- _WHAT YOU NEED TO DO_
Write out the material exactly, without any of its pictures.

- _STORED DATA_
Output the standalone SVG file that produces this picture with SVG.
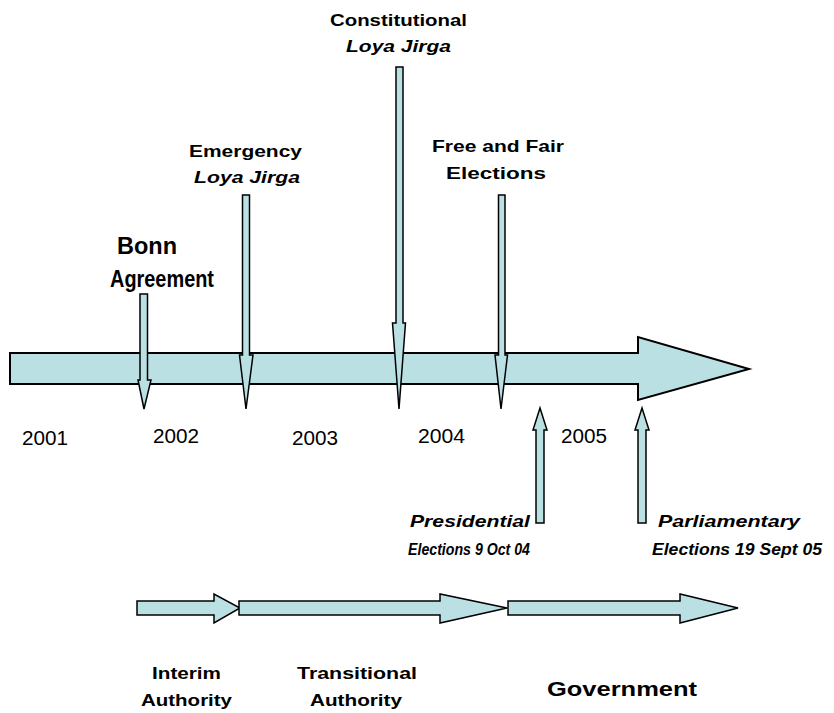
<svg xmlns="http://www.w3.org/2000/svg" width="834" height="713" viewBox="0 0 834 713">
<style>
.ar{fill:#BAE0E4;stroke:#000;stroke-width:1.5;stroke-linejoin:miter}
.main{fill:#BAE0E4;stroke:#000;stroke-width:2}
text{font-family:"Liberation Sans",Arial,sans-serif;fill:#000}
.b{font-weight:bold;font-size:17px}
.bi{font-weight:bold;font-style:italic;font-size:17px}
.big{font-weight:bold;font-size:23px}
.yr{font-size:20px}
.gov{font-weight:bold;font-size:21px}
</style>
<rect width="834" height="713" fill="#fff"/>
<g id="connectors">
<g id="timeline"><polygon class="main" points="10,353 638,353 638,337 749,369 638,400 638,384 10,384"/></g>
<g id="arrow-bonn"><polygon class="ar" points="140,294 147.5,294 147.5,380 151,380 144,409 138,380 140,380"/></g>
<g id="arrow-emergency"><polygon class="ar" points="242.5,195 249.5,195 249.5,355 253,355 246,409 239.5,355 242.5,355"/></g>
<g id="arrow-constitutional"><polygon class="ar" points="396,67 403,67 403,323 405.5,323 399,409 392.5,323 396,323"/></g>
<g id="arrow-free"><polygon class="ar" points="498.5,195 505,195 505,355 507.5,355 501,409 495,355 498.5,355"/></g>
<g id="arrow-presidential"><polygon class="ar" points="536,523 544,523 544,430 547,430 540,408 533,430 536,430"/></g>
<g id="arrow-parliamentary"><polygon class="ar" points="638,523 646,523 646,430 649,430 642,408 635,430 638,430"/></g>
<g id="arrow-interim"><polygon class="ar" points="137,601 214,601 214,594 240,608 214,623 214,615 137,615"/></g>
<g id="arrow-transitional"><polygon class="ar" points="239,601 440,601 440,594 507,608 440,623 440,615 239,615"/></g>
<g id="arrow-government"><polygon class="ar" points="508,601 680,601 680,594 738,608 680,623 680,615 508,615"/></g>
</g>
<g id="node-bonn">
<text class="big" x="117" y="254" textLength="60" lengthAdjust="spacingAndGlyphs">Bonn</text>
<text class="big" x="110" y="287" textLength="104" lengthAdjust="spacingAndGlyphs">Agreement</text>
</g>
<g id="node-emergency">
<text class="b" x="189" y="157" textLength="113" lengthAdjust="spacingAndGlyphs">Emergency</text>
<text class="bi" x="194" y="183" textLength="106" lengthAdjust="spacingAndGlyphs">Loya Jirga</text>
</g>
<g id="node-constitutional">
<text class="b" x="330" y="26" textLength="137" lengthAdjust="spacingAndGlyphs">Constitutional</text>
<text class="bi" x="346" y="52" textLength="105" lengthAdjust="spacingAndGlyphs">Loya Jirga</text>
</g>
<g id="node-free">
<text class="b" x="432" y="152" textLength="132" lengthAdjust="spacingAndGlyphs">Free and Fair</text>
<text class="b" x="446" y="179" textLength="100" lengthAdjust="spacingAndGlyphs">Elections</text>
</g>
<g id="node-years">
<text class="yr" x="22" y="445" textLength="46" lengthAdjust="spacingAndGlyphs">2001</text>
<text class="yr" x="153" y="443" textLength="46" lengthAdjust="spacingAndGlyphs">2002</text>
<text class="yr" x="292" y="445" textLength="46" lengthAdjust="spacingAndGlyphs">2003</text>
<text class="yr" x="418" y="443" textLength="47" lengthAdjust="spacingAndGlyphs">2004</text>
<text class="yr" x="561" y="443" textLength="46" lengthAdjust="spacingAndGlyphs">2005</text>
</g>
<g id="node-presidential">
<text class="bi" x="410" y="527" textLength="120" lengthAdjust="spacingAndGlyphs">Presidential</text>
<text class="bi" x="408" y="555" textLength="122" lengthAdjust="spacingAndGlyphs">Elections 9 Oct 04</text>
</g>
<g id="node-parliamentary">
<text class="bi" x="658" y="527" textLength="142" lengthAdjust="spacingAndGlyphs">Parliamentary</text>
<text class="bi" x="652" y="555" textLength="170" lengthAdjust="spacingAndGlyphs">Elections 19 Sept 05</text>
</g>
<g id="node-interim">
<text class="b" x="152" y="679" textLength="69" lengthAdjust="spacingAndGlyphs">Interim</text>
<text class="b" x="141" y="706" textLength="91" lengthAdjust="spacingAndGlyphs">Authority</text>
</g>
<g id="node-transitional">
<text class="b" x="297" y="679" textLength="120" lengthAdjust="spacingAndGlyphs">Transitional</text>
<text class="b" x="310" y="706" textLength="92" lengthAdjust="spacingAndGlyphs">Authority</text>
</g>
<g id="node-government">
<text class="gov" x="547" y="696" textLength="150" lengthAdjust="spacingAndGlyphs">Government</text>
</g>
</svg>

- _THE ANSWER_
Output the standalone SVG file that produces this picture with SVG.
<svg xmlns="http://www.w3.org/2000/svg" width="834" height="713" viewBox="0 0 834 713">
<style>
.ar{fill:#BAE0E4;stroke:#000;stroke-width:1.5;stroke-linejoin:miter}
.main{fill:#BAE0E4;stroke:#000;stroke-width:2}
text{font-family:"Liberation Sans",Arial,sans-serif;fill:#000}
.b{font-weight:bold;font-size:17px}
.bi{font-weight:bold;font-style:italic;font-size:17px}
.big{font-weight:bold;font-size:23px}
.yr{font-size:20px}
.gov{font-weight:bold;font-size:21px}
</style>
<rect width="834" height="713" fill="#fff"/>
<g id="connectors">
<g id="timeline"><polygon class="main" points="10,353 638,353 638,337 749,369 638,400 638,384 10,384"/></g>
<g id="arrow-bonn"><polygon class="ar" points="140,294 147.5,294 147.5,380 151,380 144,409 138,380 140,380"/></g>
<g id="arrow-emergency"><polygon class="ar" points="242.5,195 249.5,195 249.5,355 253,355 246,409 239.5,355 242.5,355"/></g>
<g id="arrow-constitutional"><polygon class="ar" points="396,67 403,67 403,323 405.5,323 399,409 392.5,323 396,323"/></g>
<g id="arrow-free"><polygon class="ar" points="498.5,195 505,195 505,355 507.5,355 501,409 495,355 498.5,355"/></g>
<g id="arrow-presidential"><polygon class="ar" points="536,523 544,523 544,430 547,430 540,408 533,430 536,430"/></g>
<g id="arrow-parliamentary"><polygon class="ar" points="638,523 646,523 646,430 649,430 642,408 635,430 638,430"/></g>
<g id="arrow-interim"><polygon class="ar" points="137,601 214,601 214,594 240,608 214,623 214,615 137,615"/></g>
<g id="arrow-transitional"><polygon class="ar" points="239,601 440,601 440,594 507,608 440,623 440,615 239,615"/></g>
<g id="arrow-government"><polygon class="ar" points="508,601 680,601 680,594 738,608 680,623 680,615 508,615"/></g>
</g>
<g id="node-bonn">
<text class="big" x="117" y="254" textLength="60" lengthAdjust="spacingAndGlyphs">Bonn</text>
<text class="big" x="110" y="287" textLength="104" lengthAdjust="spacingAndGlyphs">Agreement</text>
</g>
<g id="node-emergency">
<text class="b" x="189" y="157" textLength="113" lengthAdjust="spacingAndGlyphs">Emergency</text>
<text class="bi" x="194" y="183" textLength="106" lengthAdjust="spacingAndGlyphs">Loya Jirga</text>
</g>
<g id="node-constitutional">
<text class="b" x="330" y="26" textLength="137" lengthAdjust="spacingAndGlyphs">Constitutional</text>
<text class="bi" x="346" y="52" textLength="105" lengthAdjust="spacingAndGlyphs">Loya Jirga</text>
</g>
<g id="node-free">
<text class="b" x="432" y="152" textLength="132" lengthAdjust="spacingAndGlyphs">Free and Fair</text>
<text class="b" x="446" y="179" textLength="100" lengthAdjust="spacingAndGlyphs">Elections</text>
</g>
<g id="node-years">
<text class="yr" x="22" y="445" textLength="46" lengthAdjust="spacingAndGlyphs">2001</text>
<text class="yr" x="153" y="443" textLength="46" lengthAdjust="spacingAndGlyphs">2002</text>
<text class="yr" x="292" y="445" textLength="46" lengthAdjust="spacingAndGlyphs">2003</text>
<text class="yr" x="418" y="443" textLength="47" lengthAdjust="spacingAndGlyphs">2004</text>
<text class="yr" x="561" y="443" textLength="46" lengthAdjust="spacingAndGlyphs">2005</text>
</g>
<g id="node-presidential">
<text class="bi" x="410" y="527" textLength="120" lengthAdjust="spacingAndGlyphs">Presidential</text>
<text class="bi" x="408" y="555" textLength="122" lengthAdjust="spacingAndGlyphs">Elections 9 Oct 04</text>
</g>
<g id="node-parliamentary">
<text class="bi" x="658" y="527" textLength="142" lengthAdjust="spacingAndGlyphs">Parliamentary</text>
<text class="bi" x="652" y="555" textLength="170" lengthAdjust="spacingAndGlyphs">Elections 19 Sept 05</text>
</g>
<g id="node-interim">
<text class="b" x="152" y="679" textLength="69" lengthAdjust="spacingAndGlyphs">Interim</text>
<text class="b" x="141" y="706" textLength="91" lengthAdjust="spacingAndGlyphs">Authority</text>
</g>
<g id="node-transitional">
<text class="b" x="297" y="679" textLength="120" lengthAdjust="spacingAndGlyphs">Transitional</text>
<text class="b" x="310" y="706" textLength="92" lengthAdjust="spacingAndGlyphs">Authority</text>
</g>
<g id="node-government">
<text class="gov" x="547" y="696" textLength="150" lengthAdjust="spacingAndGlyphs">Government</text>
</g>
</svg>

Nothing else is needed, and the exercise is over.